#### Extracted material

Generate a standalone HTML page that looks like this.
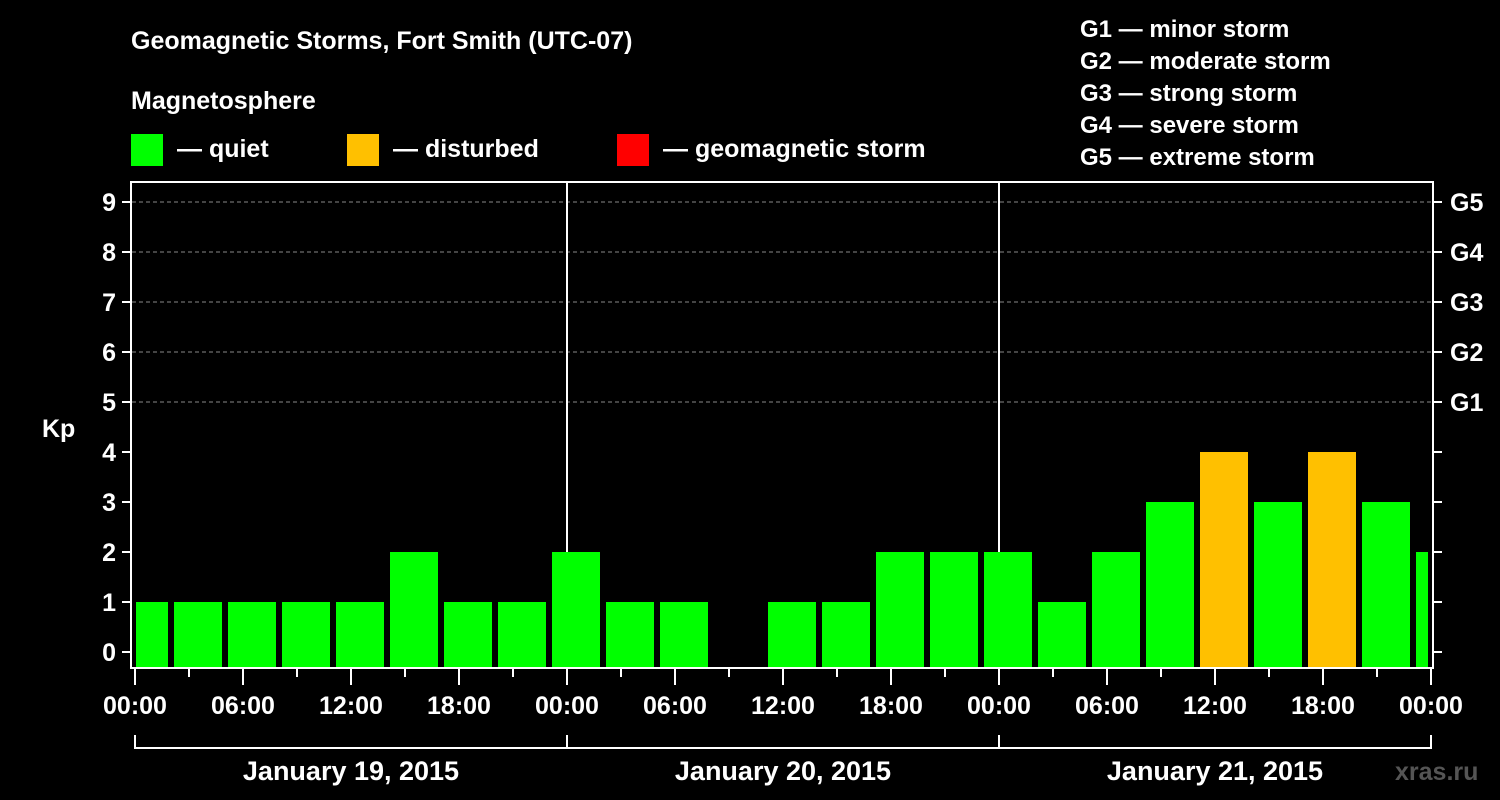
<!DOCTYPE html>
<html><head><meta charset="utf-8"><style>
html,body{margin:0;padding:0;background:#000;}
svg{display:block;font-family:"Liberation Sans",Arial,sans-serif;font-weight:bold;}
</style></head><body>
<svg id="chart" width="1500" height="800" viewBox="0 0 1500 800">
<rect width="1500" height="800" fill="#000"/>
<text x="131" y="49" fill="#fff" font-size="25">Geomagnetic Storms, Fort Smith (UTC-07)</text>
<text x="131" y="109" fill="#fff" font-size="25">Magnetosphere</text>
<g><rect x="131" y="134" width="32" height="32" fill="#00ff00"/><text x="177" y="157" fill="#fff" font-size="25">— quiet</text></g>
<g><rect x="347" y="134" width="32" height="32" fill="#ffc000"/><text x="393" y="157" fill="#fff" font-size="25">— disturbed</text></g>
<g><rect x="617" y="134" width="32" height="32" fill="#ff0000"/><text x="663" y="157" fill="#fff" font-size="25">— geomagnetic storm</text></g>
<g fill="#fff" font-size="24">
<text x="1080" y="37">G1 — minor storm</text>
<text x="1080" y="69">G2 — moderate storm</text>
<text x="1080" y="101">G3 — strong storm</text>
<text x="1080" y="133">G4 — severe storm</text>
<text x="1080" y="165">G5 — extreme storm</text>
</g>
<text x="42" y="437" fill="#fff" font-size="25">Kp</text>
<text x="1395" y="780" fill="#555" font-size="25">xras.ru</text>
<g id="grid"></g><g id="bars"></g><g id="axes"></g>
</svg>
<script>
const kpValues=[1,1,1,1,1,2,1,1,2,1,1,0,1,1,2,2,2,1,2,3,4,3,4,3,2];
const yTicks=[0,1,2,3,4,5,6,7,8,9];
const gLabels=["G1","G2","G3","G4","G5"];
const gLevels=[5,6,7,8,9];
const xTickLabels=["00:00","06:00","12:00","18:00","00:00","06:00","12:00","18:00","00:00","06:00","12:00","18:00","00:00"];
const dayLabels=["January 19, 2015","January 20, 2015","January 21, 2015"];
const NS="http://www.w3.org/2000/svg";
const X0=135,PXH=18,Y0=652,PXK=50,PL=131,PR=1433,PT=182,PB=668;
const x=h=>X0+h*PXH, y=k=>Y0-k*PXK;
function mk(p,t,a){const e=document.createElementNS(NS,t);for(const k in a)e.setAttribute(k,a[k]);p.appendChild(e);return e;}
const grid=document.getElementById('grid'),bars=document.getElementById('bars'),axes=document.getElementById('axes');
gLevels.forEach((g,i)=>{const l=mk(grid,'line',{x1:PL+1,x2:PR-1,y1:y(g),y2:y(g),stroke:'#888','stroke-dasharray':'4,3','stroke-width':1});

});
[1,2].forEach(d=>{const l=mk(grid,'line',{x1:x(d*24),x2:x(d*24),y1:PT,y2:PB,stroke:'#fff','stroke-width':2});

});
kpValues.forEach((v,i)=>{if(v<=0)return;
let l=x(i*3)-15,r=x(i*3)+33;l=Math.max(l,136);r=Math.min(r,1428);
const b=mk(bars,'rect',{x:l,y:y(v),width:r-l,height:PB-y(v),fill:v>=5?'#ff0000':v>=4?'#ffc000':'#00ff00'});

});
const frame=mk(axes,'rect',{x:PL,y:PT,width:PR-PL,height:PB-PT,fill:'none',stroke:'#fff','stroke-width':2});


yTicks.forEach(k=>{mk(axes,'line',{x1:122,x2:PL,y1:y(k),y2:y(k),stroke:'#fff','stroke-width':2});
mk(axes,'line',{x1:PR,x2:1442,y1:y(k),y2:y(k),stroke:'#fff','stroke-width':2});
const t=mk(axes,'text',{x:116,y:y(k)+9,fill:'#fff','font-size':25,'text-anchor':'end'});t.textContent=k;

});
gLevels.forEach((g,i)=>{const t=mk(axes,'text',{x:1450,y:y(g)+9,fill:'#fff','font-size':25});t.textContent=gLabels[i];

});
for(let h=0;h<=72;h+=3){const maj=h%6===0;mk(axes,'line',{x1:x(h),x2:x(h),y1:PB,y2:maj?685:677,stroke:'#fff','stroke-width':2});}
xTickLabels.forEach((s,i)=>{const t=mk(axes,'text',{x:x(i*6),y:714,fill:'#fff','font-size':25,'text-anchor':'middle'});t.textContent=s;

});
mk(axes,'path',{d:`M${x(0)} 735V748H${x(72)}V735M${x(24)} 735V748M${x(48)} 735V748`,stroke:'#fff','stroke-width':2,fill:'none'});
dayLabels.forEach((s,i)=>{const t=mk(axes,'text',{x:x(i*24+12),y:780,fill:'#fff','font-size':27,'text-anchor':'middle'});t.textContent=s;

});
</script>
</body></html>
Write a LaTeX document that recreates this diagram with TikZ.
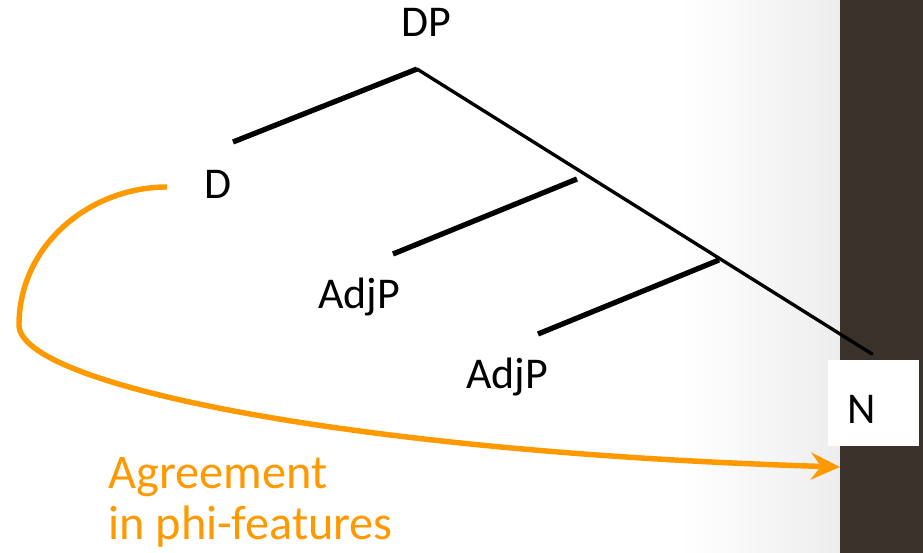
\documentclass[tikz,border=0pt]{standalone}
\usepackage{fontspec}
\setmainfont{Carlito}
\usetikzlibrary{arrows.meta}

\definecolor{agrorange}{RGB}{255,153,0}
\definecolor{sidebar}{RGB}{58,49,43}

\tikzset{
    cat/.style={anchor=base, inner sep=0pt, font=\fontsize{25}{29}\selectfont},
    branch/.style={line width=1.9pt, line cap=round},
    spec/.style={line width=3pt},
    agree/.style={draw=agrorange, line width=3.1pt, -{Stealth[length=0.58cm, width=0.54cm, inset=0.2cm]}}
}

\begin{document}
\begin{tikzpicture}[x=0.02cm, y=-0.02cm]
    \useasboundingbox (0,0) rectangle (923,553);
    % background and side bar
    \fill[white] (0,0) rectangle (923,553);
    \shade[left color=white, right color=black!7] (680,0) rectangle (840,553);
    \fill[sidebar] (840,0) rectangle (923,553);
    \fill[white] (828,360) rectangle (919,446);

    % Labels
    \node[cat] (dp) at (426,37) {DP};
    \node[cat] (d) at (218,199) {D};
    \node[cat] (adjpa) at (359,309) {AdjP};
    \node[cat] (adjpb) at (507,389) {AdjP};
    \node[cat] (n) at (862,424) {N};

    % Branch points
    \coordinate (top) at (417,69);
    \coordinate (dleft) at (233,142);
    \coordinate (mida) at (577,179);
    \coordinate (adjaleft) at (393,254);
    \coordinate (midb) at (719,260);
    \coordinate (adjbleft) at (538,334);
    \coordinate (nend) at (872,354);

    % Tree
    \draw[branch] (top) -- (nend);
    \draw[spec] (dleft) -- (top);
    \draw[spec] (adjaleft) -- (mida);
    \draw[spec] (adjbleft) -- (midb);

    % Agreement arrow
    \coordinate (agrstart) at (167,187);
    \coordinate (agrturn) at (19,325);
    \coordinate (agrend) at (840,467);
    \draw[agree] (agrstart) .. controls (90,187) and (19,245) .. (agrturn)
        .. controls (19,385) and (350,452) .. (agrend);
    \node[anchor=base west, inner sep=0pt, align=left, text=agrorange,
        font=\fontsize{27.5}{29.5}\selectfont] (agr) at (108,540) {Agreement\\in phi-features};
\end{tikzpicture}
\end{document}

########

## [Given request]
Using the records above, copy every line that has the word "standalone" in it.

## [Final answer]
Generate a standalone HTML page that looks like this.
\documentclass[tikz,border=0pt]{standalone}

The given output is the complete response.